You should try to find ways to reduce the number of pairs. The most restricting properties should come first. The best is, if you find properties that make a match impossible. For example if you develop a dating app, you never want to mach a man with a man, unless both explicitly say so. Or you normally never want to match persons whose age differs in more than 5 years. Or you don’t want to match persons who live too far away from each others. You can do such checks first and exclude these pairs early. This safes you a lot of offort.
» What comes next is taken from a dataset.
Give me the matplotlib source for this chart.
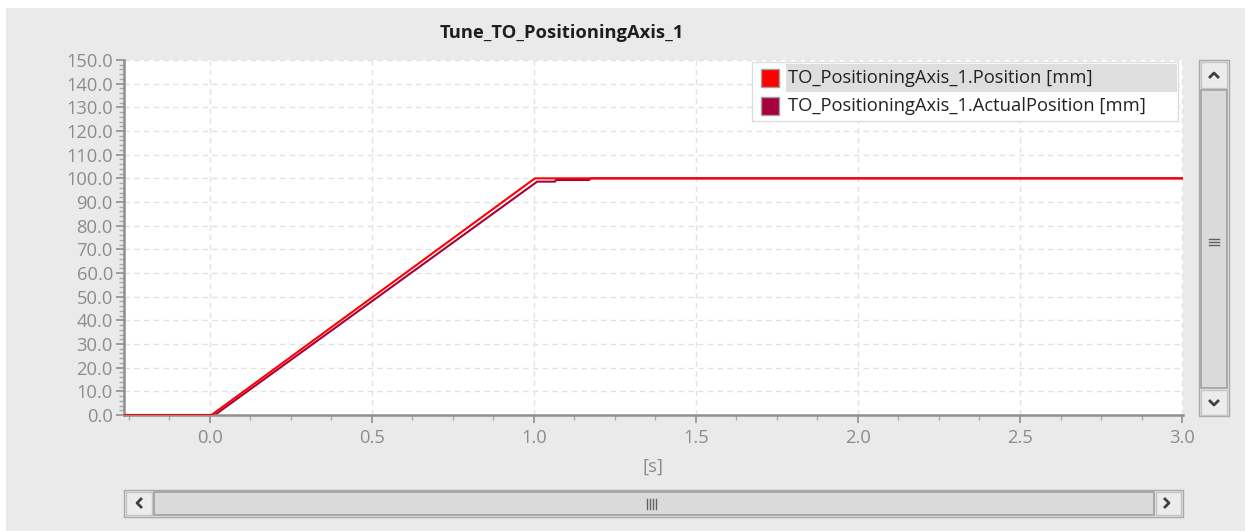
import numpy as np
import matplotlib.pyplot as plt
from matplotlib.patches import Rectangle
from matplotlib.ticker import MultipleLocator, FormatStrFormatter

# Setpoint and actual position traces (time in s, position in mm)
position_t = [-0.27, 0.005, 1.003, 3.01]
position_y = [0.0, 0.0, 100.0, 100.0]

actual_t = [-0.27, 0.015, 1.01, 1.065, 1.068, 1.17, 1.175, 3.01]
actual_y = [0.0, 0.0, 98.6, 98.6, 99.3, 99.3, 100.0, 100.0]

series_names = ["TO_PositioningAxis_1.Position [mm]",
                "TO_PositioningAxis_1.ActualPosition [mm]"]
series_colors = ["#ff0000", "#a8003c"]

title = "Tune_TO_PositioningAxis_1"
x_label = "[s]"

W, H = 1245, 531
plt.rcParams['font.family'] = ['Open Sans', 'DejaVu Sans']
FS = 13.2

fig = plt.figure(figsize=(W / 100, H / 100), dpi=100, facecolor='white')


def px_rect(x0, y0, x1, y1):
    """Figure-fraction rect from pixel box (top-left origin)."""
    return [x0 / W, 1 - y1 / H, (x1 - x0) / W, (y1 - y0) / H]


# background overlay in pixel coordinates
bg = fig.add_axes([0, 0, 1, 1], zorder=0)
bg.set_xlim(0, W)
bg.set_ylim(H, 0)
bg.axis('off')
bg.add_patch(Rectangle((6, 8), W - 6, H - 8, color='#eaeaea', lw=0))

# main plot
ax = fig.add_axes(px_rect(124, 60, 1183, 415), zorder=2)
ax.plot(position_t, position_y, color=series_colors[0], lw=1.5, zorder=3)
ax.plot(actual_t, actual_y, color=series_colors[1], lw=1.5, zorder=2)

ax.set_xlim(-0.265, 3.003)
ax.set_ylim(0, 150)
ax.xaxis.set_major_locator(MultipleLocator(0.5))
ax.xaxis.set_minor_locator(MultipleLocator(0.125))
ax.yaxis.set_major_locator(MultipleLocator(10))
ax.yaxis.set_minor_locator(MultipleLocator(2))
ax.xaxis.set_major_formatter(FormatStrFormatter('%.1f'))
ax.yaxis.set_major_formatter(FormatStrFormatter('%.1f'))
ax.grid(True, which='major', color='#e2e2e2', ls=(0, (4, 3)), lw=1.0)
for side in ['top', 'right']:
    ax.spines[side].set_visible(False)
for side in ['left', 'bottom']:
    ax.spines[side].set_color('#8f8f8f')
    ax.spines[side].set_linewidth(1.8)
ax.tick_params(which='major', length=6, width=1.2, color='#8f8f8f',
               labelcolor='#8c8c8c', labelsize=FS, pad=2)
ax.tick_params(which='minor', length=3.5, width=1.0, color='#a8a8a8')
ax.tick_params(axis='x', which='major', pad=4)
ax.set_xlabel(x_label, color='#8c8c8c', fontsize=FS, labelpad=8)
fig.text(562 / W, 1 - 33 / H, title, ha='center', va='center',
         fontsize=FS, fontweight='bold', color='#1e1e1e')

# legend drawn in pixel coordinates on top
top = fig.add_axes([0, 0, 1, 1], zorder=5)
top.set_xlim(0, W)
top.set_ylim(H, 0)
top.axis('off')
top.patch.set_alpha(0)
top.add_patch(Rectangle((752, 62), 426, 59, facecolor='white', edgecolor='#dcdcdc', lw=1))
top.add_patch(Rectangle((786, 64), 391, 28, facecolor='#dedede', lw=0))
for i, (name, col) in enumerate(zip(series_names, series_colors)):
    yc = 78 + i * 28
    top.add_patch(Rectangle((761, yc - 9), 18, 18, facecolor=col, edgecolor='#a0a0a0', lw=1))
    top.text(788, yc, name, fontsize=FS, color='#222222', va='center', ha='left')

# vertical scrollbar
bg.add_patch(Rectangle((1199, 60), 30, 356, facecolor='#e6e6e6', edgecolor='#a8a8a8', lw=1))
bg.add_patch(Rectangle((1201, 62), 26, 26, facecolor='#ececec', edgecolor='#c4c4c4', lw=1))
bg.add_patch(Rectangle((1201, 90), 26, 298, facecolor='#dadada', edgecolor='#a0a0a0', lw=1.2))
bg.add_patch(Rectangle((1201, 390), 26, 25, facecolor='#ececec', edgecolor='#c4c4c4', lw=1))
bg.plot([1210, 1214, 1218], [77, 73, 77], color='#404040', lw=2)
bg.plot([1210, 1214, 1218], [401, 405, 401], color='#404040', lw=2)
for dy in (-3, 0, 3):
    bg.plot([1209, 1219], [242 + dy, 242 + dy], color='#606060', lw=1)

# horizontal scrollbar
bg.add_patch(Rectangle((124, 490), 1059, 27, facecolor='#e6e6e6', edgecolor='#a8a8a8', lw=1))
bg.add_patch(Rectangle((126, 492), 26, 23, facecolor='#ececec', edgecolor='#c4c4c4', lw=1))
bg.add_patch(Rectangle((154, 492), 1000, 23, facecolor='#dadada', edgecolor='#a0a0a0', lw=1.2))
bg.add_patch(Rectangle((1156, 492), 25, 23, facecolor='#ececec', edgecolor='#c4c4c4', lw=1))
bg.plot([141, 137, 141], [499, 503, 507], color='#404040', lw=2)
bg.plot([1165, 1169, 1165], [499, 503, 507], color='#404040', lw=2)
for dx in (-4.5, -1.5, 1.5, 4.5):
    bg.plot([651 + dx, 651 + dx], [499, 509], color='#606060', lw=1)

fig.savefig('out.png', dpi=100, facecolor='white')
jwr · March 15, 2025, 1:36am

There is already a lot of good advice in this thread, and I won’t repeat it. Here’s my approach to thinking about performance (or more precisely, server-side performance of code running on the JVM, client-server systems and ClojureScript are different):

When writing code, I don’t think about performance. I only think about not doing obviously stupid things. Obviously stupid, as in getting the same data from the database twice because of the way code is structured, for example. Or using an incorrect algorithm, when a better one exists.
After the code is written, I check if I need to worry about performance at all. In the last several years that hasn’t happened, our computers are ridiculously fast and the JVM is an engineering marvel. I just checked, and I last renewed my YourKit profiler license in 2015!
If I do need to worry about performance, I measure. Intuition has never worked reliably for me, even after many years of experience. What I expect to find is 1-2 major performance problems, with the first one getting me easily >80% of the possible gains.
I fix the main performance problem. In my past work that sometimes meant just noticing a thing I did in a stupid way (most often), having to write the code differently, or having to rewrite it in a lower-level language. I try to keep the code in Clojure, if that’s not possible I go down to Java, and then there is always C and assembly (I did have to get down to assembly once!). But most of the time Clojure is enough!

kiramclean · March 17, 2025, 2:01pm

This is a great thread! I don’t have much to add other than that in general, understanding algorithms the way people have explained here is a great place to start for optimizing performance (assuming that is your bottleneck). Many of the most common problems in computer science have been heavily researched and solved, so you don’t need to invent an algorithm from scratch. You can find papers that describe the optimal solutions and then implement them, or find a library that has already implemented it.